══ EXTRACTED ENTRIES

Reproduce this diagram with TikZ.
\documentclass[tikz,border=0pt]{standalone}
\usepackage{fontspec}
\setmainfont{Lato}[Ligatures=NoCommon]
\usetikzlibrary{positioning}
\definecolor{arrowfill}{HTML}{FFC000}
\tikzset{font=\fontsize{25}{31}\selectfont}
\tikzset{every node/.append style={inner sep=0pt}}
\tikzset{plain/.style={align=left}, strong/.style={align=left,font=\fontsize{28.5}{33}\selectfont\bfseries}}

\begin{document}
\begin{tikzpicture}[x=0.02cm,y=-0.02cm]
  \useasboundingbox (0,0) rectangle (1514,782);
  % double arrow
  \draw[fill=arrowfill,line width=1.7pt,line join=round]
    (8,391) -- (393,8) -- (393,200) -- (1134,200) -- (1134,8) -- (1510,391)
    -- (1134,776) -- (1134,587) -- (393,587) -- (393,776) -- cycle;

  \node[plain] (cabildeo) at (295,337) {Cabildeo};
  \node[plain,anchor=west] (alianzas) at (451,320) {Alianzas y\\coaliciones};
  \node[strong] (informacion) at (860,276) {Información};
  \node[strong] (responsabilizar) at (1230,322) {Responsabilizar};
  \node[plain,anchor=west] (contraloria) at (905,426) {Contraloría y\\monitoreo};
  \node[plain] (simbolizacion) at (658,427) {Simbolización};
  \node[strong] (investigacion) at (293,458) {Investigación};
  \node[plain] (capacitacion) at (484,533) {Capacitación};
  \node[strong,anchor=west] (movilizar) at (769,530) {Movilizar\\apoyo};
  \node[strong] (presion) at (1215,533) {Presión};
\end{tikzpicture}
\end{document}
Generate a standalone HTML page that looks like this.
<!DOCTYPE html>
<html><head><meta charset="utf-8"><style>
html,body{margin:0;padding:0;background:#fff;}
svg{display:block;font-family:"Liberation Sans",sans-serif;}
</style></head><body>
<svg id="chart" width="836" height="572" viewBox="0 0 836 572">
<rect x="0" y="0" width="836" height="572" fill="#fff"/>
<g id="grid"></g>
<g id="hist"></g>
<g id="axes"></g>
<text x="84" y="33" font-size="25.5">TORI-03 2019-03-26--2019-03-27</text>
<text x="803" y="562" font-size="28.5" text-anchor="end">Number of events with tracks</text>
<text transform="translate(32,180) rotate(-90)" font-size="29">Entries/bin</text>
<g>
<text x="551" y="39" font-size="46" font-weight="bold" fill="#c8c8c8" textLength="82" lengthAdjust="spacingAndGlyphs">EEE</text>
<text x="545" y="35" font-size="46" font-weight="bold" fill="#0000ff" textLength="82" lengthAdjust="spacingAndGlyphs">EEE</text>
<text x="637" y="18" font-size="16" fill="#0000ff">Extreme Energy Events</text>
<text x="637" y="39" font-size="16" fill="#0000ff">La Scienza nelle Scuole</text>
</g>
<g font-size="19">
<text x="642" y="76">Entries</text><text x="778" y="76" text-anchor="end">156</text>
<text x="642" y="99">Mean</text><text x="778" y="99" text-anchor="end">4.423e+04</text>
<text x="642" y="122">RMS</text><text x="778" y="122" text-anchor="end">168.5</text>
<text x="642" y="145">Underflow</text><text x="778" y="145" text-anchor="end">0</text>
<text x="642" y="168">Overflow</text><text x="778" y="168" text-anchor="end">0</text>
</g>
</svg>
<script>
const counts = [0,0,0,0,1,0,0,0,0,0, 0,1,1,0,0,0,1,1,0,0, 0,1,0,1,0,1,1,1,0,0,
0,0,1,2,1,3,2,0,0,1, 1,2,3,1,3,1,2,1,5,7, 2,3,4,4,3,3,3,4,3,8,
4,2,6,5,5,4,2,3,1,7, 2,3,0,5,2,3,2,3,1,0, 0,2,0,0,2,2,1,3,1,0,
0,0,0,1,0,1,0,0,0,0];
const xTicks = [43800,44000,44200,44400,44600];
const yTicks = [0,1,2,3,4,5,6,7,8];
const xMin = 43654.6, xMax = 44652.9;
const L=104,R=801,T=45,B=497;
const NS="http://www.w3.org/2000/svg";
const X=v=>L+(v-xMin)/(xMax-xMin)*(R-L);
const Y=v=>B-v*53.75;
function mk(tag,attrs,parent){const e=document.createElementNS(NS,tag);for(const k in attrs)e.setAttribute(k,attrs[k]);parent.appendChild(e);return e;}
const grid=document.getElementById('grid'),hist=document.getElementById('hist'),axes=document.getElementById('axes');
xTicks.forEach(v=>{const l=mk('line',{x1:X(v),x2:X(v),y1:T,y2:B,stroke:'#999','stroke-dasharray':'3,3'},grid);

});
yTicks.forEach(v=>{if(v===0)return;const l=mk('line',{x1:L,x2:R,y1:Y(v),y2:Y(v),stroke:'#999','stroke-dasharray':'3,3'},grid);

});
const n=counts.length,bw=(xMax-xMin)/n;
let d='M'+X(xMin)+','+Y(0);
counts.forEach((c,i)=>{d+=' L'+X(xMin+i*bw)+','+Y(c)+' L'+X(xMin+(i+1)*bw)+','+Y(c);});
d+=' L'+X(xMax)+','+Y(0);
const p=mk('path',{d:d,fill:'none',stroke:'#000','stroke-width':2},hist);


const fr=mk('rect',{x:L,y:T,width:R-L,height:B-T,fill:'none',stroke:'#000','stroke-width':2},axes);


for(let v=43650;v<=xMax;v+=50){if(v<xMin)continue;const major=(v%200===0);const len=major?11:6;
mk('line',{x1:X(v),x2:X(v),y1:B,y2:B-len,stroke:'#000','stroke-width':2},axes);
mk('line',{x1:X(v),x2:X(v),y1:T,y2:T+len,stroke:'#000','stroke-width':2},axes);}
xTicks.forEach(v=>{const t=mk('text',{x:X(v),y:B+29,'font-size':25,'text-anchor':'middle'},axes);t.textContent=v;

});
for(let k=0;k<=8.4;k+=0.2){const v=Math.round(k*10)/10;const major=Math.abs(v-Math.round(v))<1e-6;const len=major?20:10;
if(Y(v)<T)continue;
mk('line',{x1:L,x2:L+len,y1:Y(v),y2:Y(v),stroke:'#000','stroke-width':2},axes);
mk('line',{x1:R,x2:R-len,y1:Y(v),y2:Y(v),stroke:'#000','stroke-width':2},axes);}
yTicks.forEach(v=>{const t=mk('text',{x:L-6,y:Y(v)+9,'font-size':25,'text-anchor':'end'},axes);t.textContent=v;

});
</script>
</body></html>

════

● **PROBLEM DETAILS**: Copy each record from above exactly, and include every line.

● **TASK RESULT**:
Reproduce this diagram with TikZ.
\documentclass[tikz,border=0pt]{standalone}
\usepackage{fontspec}
\setmainfont{Lato}[Ligatures=NoCommon]
\usetikzlibrary{positioning}
\definecolor{arrowfill}{HTML}{FFC000}
\tikzset{font=\fontsize{25}{31}\selectfont}
\tikzset{every node/.append style={inner sep=0pt}}
\tikzset{plain/.style={align=left}, strong/.style={align=left,font=\fontsize{28.5}{33}\selectfont\bfseries}}

\begin{document}
\begin{tikzpicture}[x=0.02cm,y=-0.02cm]
  \useasboundingbox (0,0) rectangle (1514,782);
  % double arrow
  \draw[fill=arrowfill,line width=1.7pt,line join=round]
    (8,391) -- (393,8) -- (393,200) -- (1134,200) -- (1134,8) -- (1510,391)
    -- (1134,776) -- (1134,587) -- (393,587) -- (393,776) -- cycle;

  \node[plain] (cabildeo) at (295,337) {Cabildeo};
  \node[plain,anchor=west] (alianzas) at (451,320) {Alianzas y\\coaliciones};
  \node[strong] (informacion) at (860,276) {Información};
  \node[strong] (responsabilizar) at (1230,322) {Responsabilizar};
  \node[plain,anchor=west] (contraloria) at (905,426) {Contraloría y\\monitoreo};
  \node[plain] (simbolizacion) at (658,427) {Simbolización};
  \node[strong] (investigacion) at (293,458) {Investigación};
  \node[plain] (capacitacion) at (484,533) {Capacitación};
  \node[strong,anchor=west] (movilizar) at (769,530) {Movilizar\\apoyo};
  \node[strong] (presion) at (1215,533) {Presión};
\end{tikzpicture}
\end{document}
Generate a standalone HTML page that looks like this.
<!DOCTYPE html>
<html><head><meta charset="utf-8"><style>
html,body{margin:0;padding:0;background:#fff;}
svg{display:block;font-family:"Liberation Sans",sans-serif;}
</style></head><body>
<svg id="chart" width="836" height="572" viewBox="0 0 836 572">
<rect x="0" y="0" width="836" height="572" fill="#fff"/>
<g id="grid"></g>
<g id="hist"></g>
<g id="axes"></g>
<text x="84" y="33" font-size="25.5">TORI-03 2019-03-26--2019-03-27</text>
<text x="803" y="562" font-size="28.5" text-anchor="end">Number of events with tracks</text>
<text transform="translate(32,180) rotate(-90)" font-size="29">Entries/bin</text>
<g>
<text x="551" y="39" font-size="46" font-weight="bold" fill="#c8c8c8" textLength="82" lengthAdjust="spacingAndGlyphs">EEE</text>
<text x="545" y="35" font-size="46" font-weight="bold" fill="#0000ff" textLength="82" lengthAdjust="spacingAndGlyphs">EEE</text>
<text x="637" y="18" font-size="16" fill="#0000ff">Extreme Energy Events</text>
<text x="637" y="39" font-size="16" fill="#0000ff">La Scienza nelle Scuole</text>
</g>
<g font-size="19">
<text x="642" y="76">Entries</text><text x="778" y="76" text-anchor="end">156</text>
<text x="642" y="99">Mean</text><text x="778" y="99" text-anchor="end">4.423e+04</text>
<text x="642" y="122">RMS</text><text x="778" y="122" text-anchor="end">168.5</text>
<text x="642" y="145">Underflow</text><text x="778" y="145" text-anchor="end">0</text>
<text x="642" y="168">Overflow</text><text x="778" y="168" text-anchor="end">0</text>
</g>
</svg>
<script>
const counts = [0,0,0,0,1,0,0,0,0,0, 0,1,1,0,0,0,1,1,0,0, 0,1,0,1,0,1,1,1,0,0,
0,0,1,2,1,3,2,0,0,1, 1,2,3,1,3,1,2,1,5,7, 2,3,4,4,3,3,3,4,3,8,
4,2,6,5,5,4,2,3,1,7, 2,3,0,5,2,3,2,3,1,0, 0,2,0,0,2,2,1,3,1,0,
0,0,0,1,0,1,0,0,0,0];
const xTicks = [43800,44000,44200,44400,44600];
const yTicks = [0,1,2,3,4,5,6,7,8];
const xMin = 43654.6, xMax = 44652.9;
const L=104,R=801,T=45,B=497;
const NS="http://www.w3.org/2000/svg";
const X=v=>L+(v-xMin)/(xMax-xMin)*(R-L);
const Y=v=>B-v*53.75;
function mk(tag,attrs,parent){const e=document.createElementNS(NS,tag);for(const k in attrs)e.setAttribute(k,attrs[k]);parent.appendChild(e);return e;}
const grid=document.getElementById('grid'),hist=document.getElementById('hist'),axes=document.getElementById('axes');
xTicks.forEach(v=>{const l=mk('line',{x1:X(v),x2:X(v),y1:T,y2:B,stroke:'#999','stroke-dasharray':'3,3'},grid);

});
yTicks.forEach(v=>{if(v===0)return;const l=mk('line',{x1:L,x2:R,y1:Y(v),y2:Y(v),stroke:'#999','stroke-dasharray':'3,3'},grid);

});
const n=counts.length,bw=(xMax-xMin)/n;
let d='M'+X(xMin)+','+Y(0);
counts.forEach((c,i)=>{d+=' L'+X(xMin+i*bw)+','+Y(c)+' L'+X(xMin+(i+1)*bw)+','+Y(c);});
d+=' L'+X(xMax)+','+Y(0);
const p=mk('path',{d:d,fill:'none',stroke:'#000','stroke-width':2},hist);


const fr=mk('rect',{x:L,y:T,width:R-L,height:B-T,fill:'none',stroke:'#000','stroke-width':2},axes);


for(let v=43650;v<=xMax;v+=50){if(v<xMin)continue;const major=(v%200===0);const len=major?11:6;
mk('line',{x1:X(v),x2:X(v),y1:B,y2:B-len,stroke:'#000','stroke-width':2},axes);
mk('line',{x1:X(v),x2:X(v),y1:T,y2:T+len,stroke:'#000','stroke-width':2},axes);}
xTicks.forEach(v=>{const t=mk('text',{x:X(v),y:B+29,'font-size':25,'text-anchor':'middle'},axes);t.textContent=v;

});
for(let k=0;k<=8.4;k+=0.2){const v=Math.round(k*10)/10;const major=Math.abs(v-Math.round(v))<1e-6;const len=major?20:10;
if(Y(v)<T)continue;
mk('line',{x1:L,x2:L+len,y1:Y(v),y2:Y(v),stroke:'#000','stroke-width':2},axes);
mk('line',{x1:R,x2:R-len,y1:Y(v),y2:Y(v),stroke:'#000','stroke-width':2},axes);}
yTicks.forEach(v=>{const t=mk('text',{x:L-6,y:Y(v)+9,'font-size':25,'text-anchor':'end'},axes);t.textContent=v;

});
</script>
</body></html>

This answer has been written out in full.